Lantas, apa yang harus dilakukan korporasi menghadapi 50 persen warga yang cemas ini? Langkah pertama adalah empati berbasis data. Gunakan data BPS per wilayah untuk memetakan tingkat ketimpangan di area operasional Anda. Jika Anda beroperasi di wilayah dengan ketimpangan tinggi dan daya beli tertekan, waspadalah.
Kedua, integrasikan potensi gejolak sosial akibat tekanan biaya hidup ini ke dalam manajemen risiko perusahaan. Jangan anggap enteng keluhan warga atau buruh soal harga kebutuhan pokok. Ketiga, dan yang paling krusial, ubah pendekatan dari sekadar donasi menjadi pemberdayaan ekonomi atau Creating Shared Value (CSV). Program yang membantu komunitas sekitar meningkatkan pendapatan atau menekan pengeluaran mereka akan jauh lebih bernilai daripada sumbangan sesaat.

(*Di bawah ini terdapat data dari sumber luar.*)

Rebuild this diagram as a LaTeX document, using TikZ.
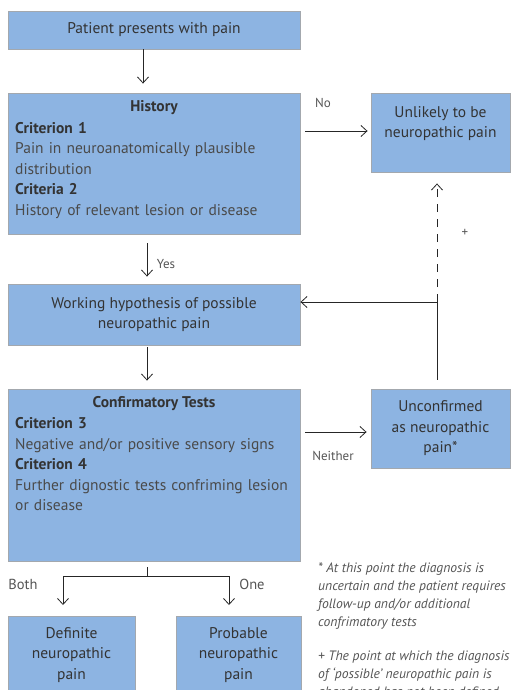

Bagi para pemegang saham dan investor, angka 50 persen ini harus menjadi alarm. Perusahaan yang gagal merespons kecemasan publik dengan strategi inklusi sosial yang konkret sedang mempertaruhkan keberlanjutan bisnisnya. Di tengah masyarakat yang cemas, bisnis yang hanya peduli pada keuntungan sendiri tanpa mempedulikan sekelilingnya, sesungguhnya sedang berjalan di atas es yang sangat tipis.